Package net.sourceforge.pmd.lang.java.metrics

Class JavaMetrics

  • public final class JavaMetrics
extends Object
    Built-in Java metrics. See Metric and MetricsUtil for usage doc.
    See Also:
    "Michele Lanza and Radu Marinescu. Object-Oriented Metrics in Practice: Using Software Metrics to Characterize, Evaluate, and Improve the Design of Object-Oriented Systems. Springer, Berlin, 1 edition, October 2006."

    • Field Detail

      • ACCESS_TO_FOREIGN_DATA

        public static final Metric<JavaNode,​Integer> ACCESS_TO_FOREIGN_DATA
        Number of usages of foreign attributes, both directly and through accessors. "Foreign" hier means "not belonging to this", although field accesses to fields declared in the enclosing class are not considered foreign.

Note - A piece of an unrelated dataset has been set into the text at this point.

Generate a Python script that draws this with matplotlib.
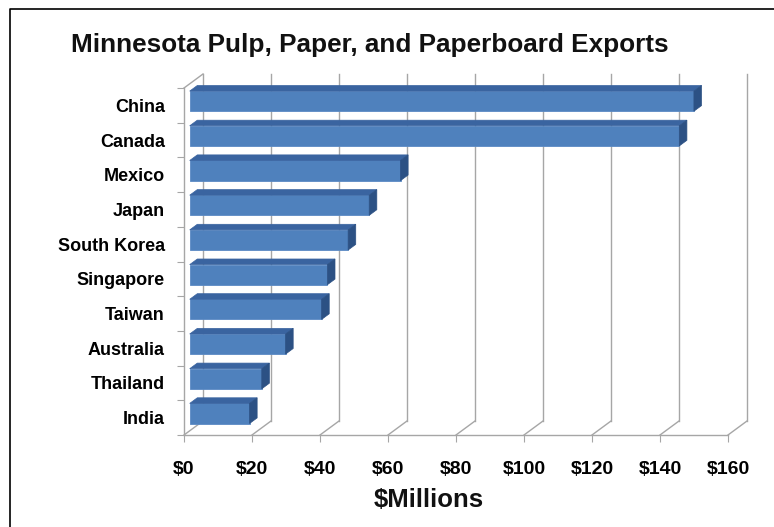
import matplotlib.pyplot as plt
from matplotlib.patches import Polygon
from matplotlib.lines import Line2D

countries = ["India", "Thailand", "Australia", "Taiwan", "Singapore",
             "South Korea", "Japan", "Mexico", "Canada", "China"]
exports = [17.6, 21.2, 28.2, 38.8, 40.5, 46.6, 52.8, 62, 144, 148.3]
ticks = [0, 20, 40, 60, 80, 100, 120, 140, 160]
tick_labels = ["$0", "$20", "$40", "$60", "$80", "$100", "$120", "$140", "$160"]

plt.rcParams["font.family"] = ["Liberation Sans", "DejaVu Sans"]

W, H = 774, 527
fig = plt.figure(figsize=(W / 100, H / 100), dpi=100)
ax = fig.add_axes([184 / W, 92 / H, 544 / W, 347 / H])
ax.set_xlim(0, 160)
ax.set_ylim(-0.5, len(countries) - 0.5)

# 3d depth of the chart box, in pixels, turned into data units
inv = ax.transData.inverted()
p0 = ax.transData.transform((0, 0))
DX, DY = inv.transform(p0 + [19, 14]) - inv.transform(p0)

grid = "#a6a6a6"
ymin, ymax = -0.5, len(countries) - 0.5
for t in ticks:
    ax.add_line(Line2D([t + DX, t + DX], [ymin + DY, ymax + DY], color=grid, lw=1, clip_on=False))
    ax.add_line(Line2D([t, t + DX], [ymin, ymin + DY], color=grid, lw=1, clip_on=False))
ax.add_line(Line2D([0, 160], [ymin, ymin], color=grid, lw=1, clip_on=False))
ax.add_line(Line2D([0, 0], [ymin, ymax], color=grid, lw=1, clip_on=False))
ax.add_line(Line2D([0, DX], [ymax, ymax + DY], color=grid, lw=1, clip_on=False))

# bars sit between 30% and 70% of the depth
f, b = 0.3, 0.7
h = 0.58
ys = list(range(len(countries)))
ax.barh([y + f * DY for y in ys], exports, height=h, left=f * DX,
        color="#4f81bd", edgecolor="#5b8ac4", lw=0.6, zorder=3, clip_on=False)
for y, v in zip(ys, exports):
    top, bot = y + h / 2, y - h / 2
    ax.add_patch(Polygon([(f * DX, top + f * DY), (v + f * DX, top + f * DY),
                          (v + b * DX, top + b * DY), (b * DX, top + b * DY)],
                         closed=True, fc="#3a64a0", ec="#3a64a0", lw=0.5, zorder=3, clip_on=False))
    ax.add_patch(Polygon([(v + f * DX, bot + f * DY), (v + f * DX, top + f * DY),
                          (v + b * DX, top + b * DY), (v + b * DX, bot + b * DY)],
                         closed=True, fc="#2c5184", ec="#2c5184", lw=0.5, zorder=3, clip_on=False))

for s in ax.spines.values():
    s.set_visible(False)
ax.set_xticks(ticks)
ax.set_xticklabels(tick_labels, fontsize=14, fontweight="bold")
ax.tick_params(axis="x", length=5, color=grid, pad=14)
ax.set_yticks([y - 0.5 for y in ys] + [ymax])
ax.set_yticklabels([])
ax.set_yticks(ys, minor=True)
ax.set_yticklabels(countries, minor=True, fontsize=13, fontweight="bold")
ax.tick_params(axis="y", which="major", length=5, color=grid)
ax.tick_params(axis="y", which="minor", length=0, pad=13.7)

fig.text(370 / W, 1 - 45 / H, "Minnesota Pulp, Paper, and Paperboard Exports",
         ha="center", va="center", fontsize=18.8, fontweight="bold", color="#111111")
fig.text(429 / W, 1 - 500 / H, "$Millions", ha="center", va="center",
         fontsize=18.5, fontweight="bold", color="#111111")

# outer frame
fig.add_artist(Line2D([10 / W, 10 / W, 1], [0, 1 - 9 / H, 1 - 9 / H],
                      color="black", lw=1.2, transform=fig.transFigure))

fig.savefig("out.png", dpi=100)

        High values of ATFD (> 3 for an operation) may suggest that the class or operation breaks encapsulation by relying on the internal representation of the classes it uses instead of the services they provide.

      • CYCLO

        public static final Metric<ASTMethodOrConstructorDeclaration,​Integer> CYCLO
        Number of independent paths through a block of code. Formally, given that the control flow graph of the block has n vertices, e edges and p connected components, the cyclomatic complexity of the block is given by CYCLO = e - n + 2p. In practice it can be calculated by counting control flow statements following the standard rules given below.

        The standard version of the metric complies with McCabe’s original definition:

        • Methods have a base complexity of 1.
        • +1 for every control flow statement (if, case, catch, throw, do, while, for, break, continue) and conditional expression (?:). Notice switch cases count as one, but not the switch itself: the point is that a switch should have the same complexity value as the equivalent series of if statements.
        • else, finally and default do not count;
        • +1 for every boolean operator (&&, ||) in the guard condition of a control flow statement. That’s because Java has short-circuit evaluation semantics for boolean operators, which makes every boolean operator kind of a control flow statement in itself.

        Code example: 

        
 class Foo {
   void baseCyclo() {                // Cyclo = 1
     highCyclo();
   }

   void highCyclo() {                // Cyclo = 10
     int x = 0, y = 2;
     boolean a = false, b = true;

     if (a && (y == 1 ? b : true)) { // +3
       if (y == x) {                 // +1
         while (true) {              // +1
           if (x++ < 20) {           // +1
             break;                  // +1
           }
         }
       } else if (y == t && !d) {    // +2
         x = a ? y : x;              // +1
       } else {
         x = 2;
       }
     }
   }
 }
        See Also:
        JavaMetrics.CycloOption

      • COGNITIVE_COMPLEXITY

        public static final Metric<ASTMethodOrConstructorDeclaration,​Integer> COGNITIVE_COMPLEXITY
        Cognitive complexity is a measure of how difficult it is for humans to read and understand a method. Code that contains a break in the control flow is more complex, whereas the use of language shorthands doesn't increase the level of complexity. Nested control flows can make a method more difficult to understand, with each additional nesting of the control flow leading to an increase in cognitive complexity.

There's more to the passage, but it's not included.